If you’re really ambitious, get a 12V MCPCB, reflow the emitter on it, and run it on 4S direct drive with a FET driver.

I just had the Idea to use a DC-DC stepdown converter in between the battery pack and the dirver.
Would that be useable?

When I use a lower mode, the 7135s stay cool to touch. Would it be a solution, to pack a lot of them on the driver and only run them at 50% each?
I would have to reflash the driver for that, I know, but would that solve my problem?

Total power dissipation is still the same, so without also increasing cooling you’ll have just as much heat.

But the heat would be dissipated (not sure if spelled correctly) over a larger area

I mean yeah, if you give the driver more surface area then you’re increasing the cooling. My point is; n 7135’s at 100% make the same amount of heat as 2n 7135’s at 50%. Packing twice as many into the same physical environment won’t change a lot. Probably you’ll mitigate short-term overheating of single 7135’s (due to relatively high thermal resistance from 7135 to PCB), but the entire driver will eventually heat up to high temperature. It’s not really a good solution. The right solution is a buck/boost rather than a dissipative driver at these power levels.

As loneoceans says, not only are you exceeding the supply voltage for 7135’s, you’re also asking them to drop quite a large voltage (up to 2.5V). With a full 2S battery and running 7x7135 (or 14 at 50%) you’re going to be dissipating 6W in the driver.

I had to remind myself more about how these chips work. The Zener mod lowers the supply voltage to the Vdd pin (and to the MCU) within spec. The 7135 chip then never sees the full 8.4V of the battery; it only cares about the voltage it has to drop. So it’s just an issue of whether the chip can dissipate the heat well enough.

Using 7135 chips with 2s LED and battery is a somewhat common mod, even sold by mtnelectronics:
http://www.mtnelectronics.com/index.php?route=product/product&product_id=53

Devryd, how is your driver mounted to the flashlight? It needs to be well mounted so it can transport the heat to the flashlight. To help with heat dissipation you can look into silicone heat spreading cubes and silicone thermal potting.

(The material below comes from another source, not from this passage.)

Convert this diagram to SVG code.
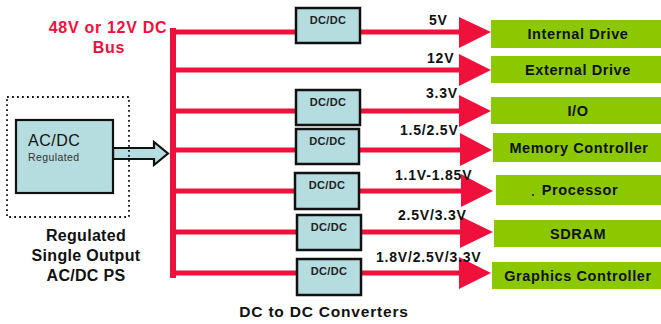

This should help, but another option, as others have suggested, is to just use a suitable buck or boost driver.

I have a 7135+FET driver in my Convoy L6. It was from MTN but they don’t seem to list the exact “30mm FET+7135 Driver - 2S Momentary - Convoy L6 FET7135-30-L6” driver any longer.
There’s some vaguely strange behavior involved, but the 7135s are holding up alright. The strange behavior I’ve noticed is that moonlight mode (7135-only) is brighter when the cell voltage is lower. At full charge (8.4V) I can stare directly at the moonlit LED, but below 7.8-ish it’s ever so slightly too bright for that.

They don’t have that one anymore I don’t think. I have the 26mm version for 4S clicky and it doesn’t even have a 7135 since it’s low modes are controlled by firmware. I guess you got one depending on what FW you wanted. Either way, very high quality drivers.